== Given information

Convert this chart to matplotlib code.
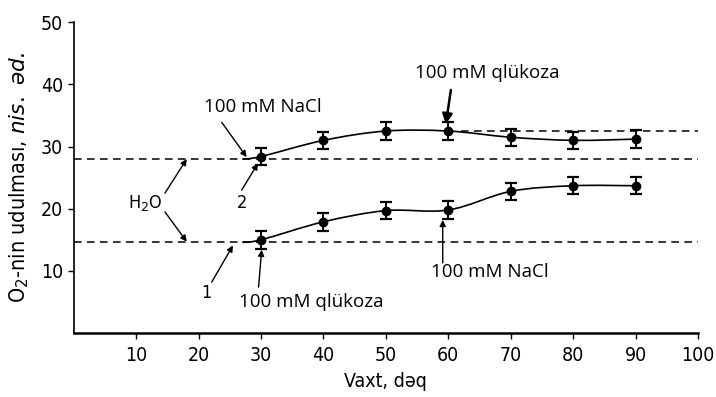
import numpy as np
import matplotlib
matplotlib.use("Agg")
import matplotlib.pyplot as plt
from matplotlib.path import Path
from matplotlib.patches import PathPatch

# data
x_pts = [30, 40, 50, 60, 70, 80, 90]
curve2 = [28.4, 31.0, 32.5, 32.5, 31.5, 31.0, 31.2]   # upper curve (2)
curve1 = [15.0, 17.9, 19.7, 19.8, 22.8, 23.7, 23.7]   # lower curve (1)
err = 1.4
start_x = 27          # curves leave the baseline here
base2 = 28.0          # H2O level, curve 2
base1 = 14.6          # H2O level, curve 1
glu_level = 32.5      # level after glucose on curve 2
glu_from = 62

xticks = [10, 20, 30, 40, 50, 60, 70, 80, 90, 100]
yticks = [10, 20, 30, 40, 50]

narrow = dict(family='DejaVu Sans', stretch='condensed')
note = dict(family=['Open Sans', 'DejaVu Sans'])


# smooth curve through points (Catmull-Rom drawn as bezier path)
def smooth_path(xs, ys):
    xs = np.asarray(xs, float)
    ys = np.asarray(ys, float)
    n = len(xs)
    verts = [(xs[0], ys[0])]
    codes = [Path.MOVETO]
    for i in range(n - 1):
        p0 = np.array([xs[max(i-1, 0)], ys[max(i-1, 0)]])
        p1 = np.array([xs[i], ys[i]])
        p2 = np.array([xs[i+1], ys[i+1]])
        p3 = np.array([xs[min(i+2, n-1)], ys[min(i+2, n-1)]])
        c1 = p1 + (p2 - p0) / 6
        c2 = p2 - (p3 - p1) / 6
        verts += [tuple(c1), tuple(c2), tuple(p2)]
        codes += [Path.CURVE4] * 3
    return Path(verts, codes)


fig = plt.figure(figsize=(7.16, 3.97), dpi=100)
ax = fig.add_axes([0.103, 0.161, 0.872, 0.783])

ax.set_xlim(0, 100)
ax.set_ylim(0, 50)

# baselines
dash = (0, (5, 3.5))
ax.plot([0, 100], [base2, base2], color='black', lw=1.1, linestyle=dash)
ax.plot([0, 100], [base1, base1], color='black', lw=1.1, linestyle=dash)
ax.plot([glu_from, 100], [glu_level, glu_level], color='black', lw=1.1, linestyle=dash)

for ys, b in [(curve2, base2), (curve1, base1)]:
    p = smooth_path([start_x] + x_pts, [b] + ys)
    ax.add_patch(PathPatch(p, facecolor='none', edgecolor='black', lw=1.2))
    ax.errorbar(x_pts, ys, yerr=err, fmt='o', color='black', ms=6,
                elinewidth=1.4, capsize=4, capthick=1.6)


def arrow(x0, y0, x1, y1, lw=1.0, ms=9):
    ax.annotate('', xy=(x1, y1), xytext=(x0, y0),
                arrowprops=dict(arrowstyle='-|>', color='black', lw=lw,
                                mutation_scale=ms, shrinkA=0, shrinkB=0))


# labels and arrows
ax.text(30.3, 36.4, '100 mM NaCl', fontsize=13.5, ha='center', va='center', **note)
arrow(23.7, 33.9, 27.7, 28.3)
ax.text(66.3, 41.8, '100 mM qlükoza', fontsize=13.5, ha='center', va='center', **note)
arrow(60.4, 39.1, 59.6, 33.6, lw=1.8, ms=15)
ax.text(26.9, 20.9, '2', fontsize=13, ha='center', va='center', **narrow)
arrow(26.9, 23.0, 29.5, 27.3)
ax.text(11.4, 21.0, 'H$_2$O', fontsize=13, ha='center', va='center', **narrow)
arrow(14.6, 22.5, 18.1, 28.0)
arrow(14.6, 19.5, 18.1, 14.7)
ax.text(21.3, 6.4, '1', fontsize=13, ha='center', va='center', **narrow)
arrow(22.1, 8.2, 25.5, 14.1)
ax.text(38.1, 5.0, '100 mM qlükoza', fontsize=13.5, ha='center', va='center', **note)
arrow(29.6, 7.4, 30.1, 13.4)
ax.text(66.7, 9.8, '100 mM NaCl', fontsize=13.5, ha='center', va='center', **note)
arrow(59.1, 11.3, 59.1, 18.2)

# axes styling
for s in ['top', 'right']:
    ax.spines[s].set_visible(False)
ax.spines['left'].set_linewidth(1.2)
ax.spines['bottom'].set_linewidth(1.8)
ax.set_xticks(xticks)
ax.set_yticks(yticks)
ax.tick_params(direction='out', length=4, width=1, labelsize=14)
ax.tick_params(axis='x', pad=5)
for lab in ax.get_xticklabels() + ax.get_yticklabels():
    lab.set_family('DejaVu Sans')
    lab.set_stretch('condensed')

ax.set_xlabel('Vaxt, dəq', fontsize=14, labelpad=5, **narrow)
ax.set_ylabel('O$_2$-nin udulması, $\\it{nis.\\ əd.}$', fontsize=15.5,
              labelpad=7, **narrow)

fig.savefig('out.png', dpi=100)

====

The exercise | Your task is to return the lines above, from the first one up to and including the line containing "from matplotlib.patches import PathPatch", minus any pictures.

Correct response |
Convert this chart to matplotlib code.
import numpy as np
import matplotlib
matplotlib.use("Agg")
import matplotlib.pyplot as plt
from matplotlib.path import Path
from matplotlib.patches import PathPatch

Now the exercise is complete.